Lindbergh Farias: No Congresso, ainda não. Em relação ao tema da Reforma da Previdência, a gente já vê muita gente da base de Temer dizendo que não vai votar nesta proposta. Agora, o governo Temer está se desconstituindo. Veja esse último episódio envolvendo o advogado José Yunes, considerado o melhor amigo de Michel Temer, implicando o Eliseu Padilha que, na minha opinião, não tem condições de voltar a ocupar a chefia da Casa Civil. É um governo que está se desintegrando. Ele não tem nenhum compromisso com a sociedade brasileira. Seu único compromisso é com quem deu o golpe com ele: a aliança com a mídia e com o grande capital.
Quanto mais fraco ele fica, mais ele tenta acelerar o programa de reformas. Há alguns articulistas, inclusive do campo deles, admitindo abertamente que o governo Temer tem problemas de corrupção, mas que ele está aí para fazer as reformas. Eles estão tentando se segurar com esse argumento. É um governo completamente desmoralizado que teve o seu núcleo diretamente atingido. Eduardo Cunha está preso. Eliseu Padilha não pode voltar a ser ministro. Gedel teve que deixar o ministério de articulação política. Então, é um governo que pode cair a qualquer momento. Não sei se chega ao meio do ano. As perguntas que o Eduardo Cunha têm feito para o termo representam um roteiro para uma delação premiada.
O governo segue
tendo muita força no Congresso, mas tem uma fraqueza enorme na
sociedade. O carnaval deste ano virou o carnaval do “Fora Temer!”. Acho
que teremos um período de muita turbulência pela frente.
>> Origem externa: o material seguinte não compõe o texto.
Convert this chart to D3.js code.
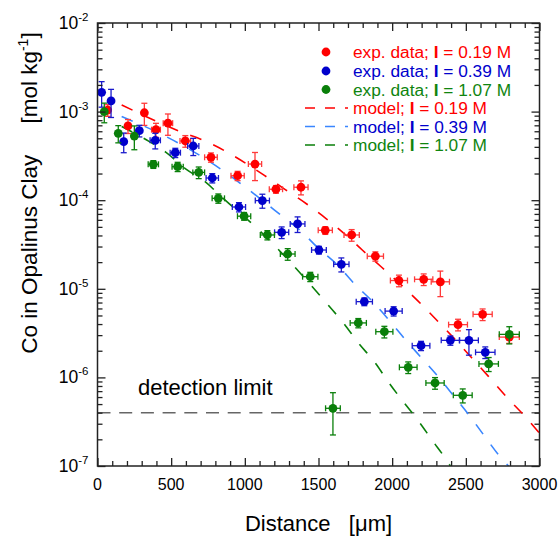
<!DOCTYPE html>
<html><head><meta charset="utf-8">
<script src="https://cdn.jsdelivr.net/npm/d3@7"></script>
<style>
html,body{margin:0;padding:0;background:#fff;}
svg{display:block;font-family:"Liberation Sans",Arial,Helvetica,sans-serif;}
</style></head>
<body><svg id="chart" width="560" height="539"></svg>
<script>
// ---- data ----
const redX  = [69,207,318,397,478,596,770,951,1069,1211,1381,1546,1725,1886,2046,2214,2327,2447,2614,2795];
const redY  = [1.04e-3,6.9e-4,9.7e-4,6.25e-4,7.4e-4,4.66e-4,3.05e-4,1.89e-4,2.56e-4,1.33e-4,1.40e-4,4.57e-5,4.05e-5,2.33e-5,1.24e-5,1.28e-5,1.2e-5,3.94e-6,5.15e-6,2.85e-6];
const redYErr = [0.15,0.18,0.28,0.18,0.27,0.15,0.12,0.12,0.35,0.10,0.18,0.10,0.15,0.12,0.15,0.15,0.32,0.15,0.15,0.15];
const redXErr = [0,0,0,30,32,36,43,45,45,45,48,48,52,55,58,62,62,64,65,68];

const blueX = [28,92,178,284,392,528,650,779,960,1119,1250,1358,1503,1655,1811,2010,2196,2395,2521,2632];
const blueY = [1.65e-3,1.32e-3,4.58e-4,6.09e-4,4.74e-4,3.44e-4,4.09e-4,1.78e-4,8.38e-5,9.9e-5,4.34e-5,5.4e-5,2.74e-5,1.89e-5,7.16e-6,5.6e-6,2.28e-6,2.62e-6,2.62e-6,1.92e-6];
const blueYErr = [0.32,0.35,0.25,0.15,0.20,0.12,0.22,0.12,0.12,0.18,0.15,0.20,0.10,0.18,0.10,0.12,0.12,0.12,0.32,0.15];
const blueXErr = [0,0,0,0,35,35,38,42,45,48,48,50,50,52,55,58,60,62,64,66];

const greenX = [46,141,250,379,544,687,820,995,1153,1291,1444,1598,1770,1947,2109,2291,2479,2655,2795];
const greenY = [9.97e-4,5.69e-4,5.3e-4,2.54e-4,2.39e-4,2.06e-4,1.05e-4,6.6e-5,4.05e-5,2.47e-5,1.37e-5,4.48e-7,4.12e-6,3.28e-6,1.30e-6,8.65e-7,6.28e-7,1.42e-6,3.06e-6];
const greenYErr = [0.25,0.22,0.30,0.10,0.12,0.15,0.12,0.10,0.12,0.15,0.12,0.50,0.12,0.15,0.15,0.15,0.18,0.18,0.22];
const greenXErr = [0,0,0,35,38,40,42,45,48,50,52,50,55,58,60,62,64,66,68];

const redModelX = [164,567,741,874,1006,1130,1277,1420,1549,1673,1797,1929,2171,2295,2417,2535,2655,2775,2895,3000];
const redModelY = [1.19e-3,5.9e-4,4.57e-4,3.53e-4,2.61e-4,1.92e-4,1.31e-4,9.06e-5,6.24e-5,4.23e-5,2.74e-5,1.75e-5,7.41e-6,4.56e-6,2.79e-6,1.70e-6,1.02e-6,6.05e-7,3.73e-7,2.35e-7];
const blueModelX = [164,458,605,730,861,992,1250,1386,1492,1628,1741,1861,1978,2092,2202,2318,2422,2523,2623,2725,2790];
const blueModelY = [8.8e-4,5.3e-4,3.92e-4,2.94e-4,2.1e-4,1.45e-4,6.68e-5,4.41e-5,2.94e-5,1.86e-5,1.15e-5,7.34e-6,4.45e-6,2.64e-6,1.64e-6,9.93e-7,6.05e-7,3.73e-7,2.22e-7,1.32e-7,1.0e-7];
const greenModelX = [164,334,465,603,730,847,1103,1284,1567,1673,1770,1879,1976,2071,2175,2272,2370,2395];
const greenModelY = [6.8e-4,4.78e-4,3.47e-4,2.23e-4,1.62e-4,1.07e-4,4.49e-5,2.21e-5,6.51e-6,4.04e-6,2.45e-6,1.50e-6,8.8e-7,5.42e-7,3.28e-7,1.95e-7,1.16e-7,1.0e-7];

const detectionLimit = 4e-7;
const xTickValues = [0,500,1000,1500,2000,2500,3000];
const xTickLabels = ["0","500","1000","1500","2000","2500","3000"];
const yTickValues = [1e-7,1e-6,1e-5,1e-4,1e-3,1e-2];
const yTickExponents = ["-7","-6","-5","-4","-3","-2"];
const legendLabels = ["exp. data; ", "exp. data; ", "exp. data; ", "model; ", "model; ", "model; "];
const legendValues = [" = 0.19 M"," = 0.39 M"," = 1.07 M"," = 0.19 M"," = 0.39 M"," = 1.07 M"];

// ---- chart ----
const svg = d3.select("#chart");
const L = 97.5, R = 539.5, T = 23, B = 466;
const x = d3.scaleLinear().domain([0,3000]).range([L,R]);
const y = d3.scaleLog().domain([1e-7,1e-2]).range([B,T]);

const series = [
  {X:redX,Y:redY,YE:redYErr,XE:redXErr,pt:"#ff0000",eb:"#ff3a3a",mX:redModelX,mY:redModelY,line:"#ff0000",txt:"#ff0000"},
  {X:blueX,Y:blueY,YE:blueYErr,XE:blueXErr,pt:"#0000cc",eb:"#1a1acc",mX:blueModelX,mY:blueModelY,line:"#3a86ff",txt:"#0000cc"},
  {X:greenX,Y:greenY,YE:greenYErr,XE:greenXErr,pt:"#0a7f0a",eb:"#0a7f0a",mX:greenModelX,mY:greenModelY,line:"#0a7f0a",txt:"#0f850f"}
];

svg.append("defs").append("clipPath").attr("id","clip")
  .append("rect").attr("x",L).attr("y",T).attr("width",R-L).attr("height",B-T);

// detection limit
svg.append("line").attr("x1",L).attr("x2",R)
  .attr("y1",y(detectionLimit)).attr("y2",y(detectionLimit))
  .attr("stroke","#666").attr("stroke-width",1.5).attr("stroke-dasharray","13,8.7");
svg.append("text").attr("x",138).attr("y",y(detectionLimit)-18)
  .attr("font-size",22).attr("fill","#000").text("detection limit");

// model lines
const lineGen = d3.line().x(d=>x(d[0])).y(d=>y(d[1])).curve(d3.curveMonotoneX);
series.forEach(s=>{
  const pts = s.mX.map((v,i)=>[v,s.mY[i]]);
  svg.append("path").attr("d",lineGen(pts)).attr("clip-path","url(#clip)")
    .attr("fill","none").attr("stroke",s.line).attr("stroke-width",1.6)
    .attr("stroke-dasharray","12,13");
});

// points with error bars
series.forEach(s=>{
  const g = svg.append("g");
  s.X.forEach((xv,i)=>{
    const yv = s.Y[i], e = s.YE[i], xe = s.XE[i];
    const cx = x(xv), cy = y(yv);
    const yt = y(yv*(1+e)), yb = y(yv*(1-e));
    g.append("line").attr("x1",cx).attr("x2",cx).attr("y1",yt).attr("y2",yb).attr("stroke",s.eb).attr("stroke-width",1.3);
    g.append("line").attr("x1",cx-3).attr("x2",cx+3).attr("y1",yt).attr("y2",yt).attr("stroke",s.eb).attr("stroke-width",1.3);
    g.append("line").attr("x1",cx-3).attr("x2",cx+3).attr("y1",yb).attr("y2",yb).attr("stroke",s.eb).attr("stroke-width",1.3);
    if (xe>0){
      const xl = x(xv-xe), xr = x(xv+xe);
      g.append("line").attr("x1",xl).attr("x2",xr).attr("y1",cy).attr("y2",cy).attr("stroke",s.eb).attr("stroke-width",1.3);
      g.append("line").attr("x1",xl).attr("x2",xl).attr("y1",cy-3).attr("y2",cy+3).attr("stroke",s.eb).attr("stroke-width",1.3);
      g.append("line").attr("x1",xr).attr("x2",xr).attr("y1",cy-3).attr("y2",cy+3).attr("stroke",s.eb).attr("stroke-width",1.3);
    }
    g.append("circle").attr("cx",cx).attr("cy",cy).attr("r",4.4).attr("fill",s.pt);
  });
});

// axes ticks (inward) on all four sides
const xMinor = d3.range(0,3001,100).filter(v=>v%500!==0);
const yMinor = [];
for (let p=-7;p<-2;p++) for (let k=2;k<=9;k++) yMinor.push(k*Math.pow(10,p));
function ax(gen, tr){
  const g = svg.append("g").attr("transform",tr).call(gen);
  g.select(".domain").remove();
  g.selectAll("text").remove();
  g.selectAll("line").attr("stroke","#222").attr("stroke-width",1.3);
}
ax(d3.axisBottom(x).tickValues(xTickValues).tickSize(-8),`translate(0,${B})`);
ax(d3.axisBottom(x).tickValues(xMinor).tickSize(-5),`translate(0,${B})`);
ax(d3.axisTop(x).tickValues(xTickValues).tickSize(-8),`translate(0,${T})`);
ax(d3.axisTop(x).tickValues(xMinor).tickSize(-5),`translate(0,${T})`);
ax(d3.axisLeft(y).tickValues(yTickValues).tickSize(-8),`translate(${L},0)`);
ax(d3.axisLeft(y).tickValues(yMinor).tickSize(-5),`translate(${L},0)`);
ax(d3.axisRight(y).tickValues(yTickValues).tickSize(-8),`translate(${R},0)`);
ax(d3.axisRight(y).tickValues(yMinor).tickSize(-5),`translate(${R},0)`);

svg.append("rect").attr("x",L).attr("y",T).attr("width",R-L).attr("height",B-T)
  .attr("fill","none").attr("stroke","#222").attr("stroke-width",1.5);

// tick labels
xTickValues.forEach((v,i)=>{
  svg.append("text").attr("x",x(v)).attr("y",B+24).attr("text-anchor","middle")
    .attr("font-size",16).attr("fill","#000").text(xTickLabels[i]);
});
yTickValues.forEach((v,i)=>{
  const t = svg.append("text").attr("x",L-9).attr("y",y(v)+6).attr("text-anchor","end")
    .attr("font-size",17.5).attr("fill","#000");
  t.append("tspan").text("10");
  t.append("tspan").attr("font-size",11.5).attr("dy",-8).text(yTickExponents[i]);
});

// axis titles
svg.append("text").attr("x",(L+R)/2).attr("y",531).attr("text-anchor","middle")
  .attr("font-size",22).attr("fill","#000").style("white-space","pre")
  .text("Distance   [\u03bcm]");
const yt = svg.append("text").attr("transform","translate(37,193) rotate(-90)")
  .attr("text-anchor","middle").attr("font-size",22.5).attr("fill","#000").style("white-space","pre");
yt.append("tspan").text("Co in Opalinus Clay     [mol kg");
yt.append("tspan").attr("font-size",14).attr("dy",-9).text("-1");
yt.append("tspan").attr("dy",9).text("]");

// legend
const legY = [58,77,95.5,114,132.5,151];
legendLabels.forEach((lab,i)=>{
  const s = series[i%3];
  const cy = legY[i]-6;
  if (i<3){
    svg.append("circle").attr("cx",326).attr("cy",cy).attr("r",4.4).attr("fill",s.pt);
  } else {
    svg.append("line").attr("x1",305).attr("x2",348).attr("y1",cy).attr("y2",cy)
      .attr("stroke",s.line).attr("stroke-width",1.6).attr("stroke-dasharray","10,10");
  }
  const t = svg.append("text").attr("x",353).attr("y",legY[i]).attr("font-size",17.3)
    .attr("fill",s.txt).style("white-space","pre");
  t.append("tspan").text(lab);
  t.append("tspan").attr("font-weight","bold").text("I");
  t.append("tspan").text(legendValues[i]);
});
</script></body></html>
Por isso,
precisamos falar do lançamento imediato da candidatura de Lula para que
ele possa apresentar um programa para tirar o país da crise, proteger os
empregos, fazer algo que ele já fez neste país, na crise econômica de
2008-2009. Enfrentamos aquela crise, não com ajuste fiscal, mas
aumentando os investimentos sociais, colocando os bancos públicos para
emprestar dinheiro, fazendo com que a Petrobras investisse no país.
Agora, ao invés disso, eles estão acabando com a política de conteúdo
local, o que é um absurdo.
Sul21: Qual o balanço que você faz da situação da esquerda hoje no país? Mudou alguma coisa do impeachment para cá?Lindbergh Farias: Acho que um grande desejo pela renovação interna dos quadros e por uma reconexão com os movimentos sociais e com a juventude. O espaço da luta institucional e parlamentar é importante, mas as lutas de rua são fundamentais. Houve um processo de acomodação neste período de mais de 13 anos de governo. Isso é inegável. O PT não pode virar um partido só de parlamentares, precisa ter democracia interna, voltar a ter núcleos, usar as redes para envolver seus militantes. Nós sabemos que o golpe foi dado fundamentalmente pelos acertos que tivemos, pelas políticas em favor dos trabalhadores e dos mais pobres. Mas precisamos identificar onde foi que erramos. Eu acho que houve uma subestimação da luta de classes. Houve muita ingenuidade neste processo todo.